- TASK DIRECTIONS:
Return exactly the listing's lines, from its first line to the line holding "import * as", ends included.

########################################

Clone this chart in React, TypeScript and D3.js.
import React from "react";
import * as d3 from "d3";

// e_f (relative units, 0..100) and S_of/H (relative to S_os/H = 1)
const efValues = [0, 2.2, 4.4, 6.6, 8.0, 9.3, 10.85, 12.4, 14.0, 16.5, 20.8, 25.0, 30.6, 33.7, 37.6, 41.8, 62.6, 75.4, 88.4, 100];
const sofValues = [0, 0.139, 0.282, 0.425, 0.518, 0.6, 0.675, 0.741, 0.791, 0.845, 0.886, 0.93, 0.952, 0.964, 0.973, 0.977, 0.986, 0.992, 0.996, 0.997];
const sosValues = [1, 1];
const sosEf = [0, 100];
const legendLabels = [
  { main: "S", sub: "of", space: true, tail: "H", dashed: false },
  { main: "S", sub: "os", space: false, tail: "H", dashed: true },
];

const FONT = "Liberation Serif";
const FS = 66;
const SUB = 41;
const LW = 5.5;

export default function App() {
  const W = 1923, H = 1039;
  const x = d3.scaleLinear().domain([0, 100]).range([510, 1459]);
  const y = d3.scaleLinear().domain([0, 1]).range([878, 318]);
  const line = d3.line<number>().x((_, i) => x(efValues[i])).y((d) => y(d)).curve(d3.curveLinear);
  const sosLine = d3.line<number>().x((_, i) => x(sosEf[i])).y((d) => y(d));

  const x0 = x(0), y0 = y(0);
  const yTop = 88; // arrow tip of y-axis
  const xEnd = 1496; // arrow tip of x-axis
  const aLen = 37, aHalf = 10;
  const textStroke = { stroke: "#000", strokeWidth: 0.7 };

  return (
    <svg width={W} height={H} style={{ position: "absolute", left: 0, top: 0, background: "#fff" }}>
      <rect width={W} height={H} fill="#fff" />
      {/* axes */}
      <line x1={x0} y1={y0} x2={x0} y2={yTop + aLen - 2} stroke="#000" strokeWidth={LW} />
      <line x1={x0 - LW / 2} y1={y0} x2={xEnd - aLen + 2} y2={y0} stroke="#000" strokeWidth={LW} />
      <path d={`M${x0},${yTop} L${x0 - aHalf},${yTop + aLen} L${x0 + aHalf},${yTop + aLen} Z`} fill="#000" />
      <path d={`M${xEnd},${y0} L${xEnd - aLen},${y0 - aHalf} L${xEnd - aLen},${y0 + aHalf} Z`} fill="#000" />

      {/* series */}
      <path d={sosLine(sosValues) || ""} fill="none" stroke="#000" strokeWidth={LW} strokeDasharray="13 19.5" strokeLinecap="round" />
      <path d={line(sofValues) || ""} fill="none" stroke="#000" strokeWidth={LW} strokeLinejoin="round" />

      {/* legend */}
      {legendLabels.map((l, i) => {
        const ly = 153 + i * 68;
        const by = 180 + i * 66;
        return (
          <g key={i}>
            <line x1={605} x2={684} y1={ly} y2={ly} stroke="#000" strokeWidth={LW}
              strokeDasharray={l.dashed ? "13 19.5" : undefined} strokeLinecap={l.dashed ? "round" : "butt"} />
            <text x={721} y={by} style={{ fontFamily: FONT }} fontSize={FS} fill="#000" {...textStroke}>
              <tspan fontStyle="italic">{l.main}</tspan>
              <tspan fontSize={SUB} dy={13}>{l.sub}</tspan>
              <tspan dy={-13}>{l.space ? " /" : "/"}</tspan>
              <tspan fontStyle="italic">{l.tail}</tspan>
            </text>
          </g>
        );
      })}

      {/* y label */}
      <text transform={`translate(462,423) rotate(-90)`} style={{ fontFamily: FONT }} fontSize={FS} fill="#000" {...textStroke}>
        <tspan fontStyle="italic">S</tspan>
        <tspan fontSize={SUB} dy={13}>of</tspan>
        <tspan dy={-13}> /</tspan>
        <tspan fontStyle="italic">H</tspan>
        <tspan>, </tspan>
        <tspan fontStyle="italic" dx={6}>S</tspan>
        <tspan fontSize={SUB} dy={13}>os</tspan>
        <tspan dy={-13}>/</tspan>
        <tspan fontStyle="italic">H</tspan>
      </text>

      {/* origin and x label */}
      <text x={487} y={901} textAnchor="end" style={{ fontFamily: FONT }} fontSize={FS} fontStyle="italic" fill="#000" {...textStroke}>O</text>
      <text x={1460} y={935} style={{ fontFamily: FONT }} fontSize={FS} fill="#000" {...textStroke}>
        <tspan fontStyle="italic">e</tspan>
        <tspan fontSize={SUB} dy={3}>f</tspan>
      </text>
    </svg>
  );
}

########################################

- FULL OUTPUT:
Clone this chart in React, TypeScript and D3.js.
import React from "react";
import * as d3 from "d3";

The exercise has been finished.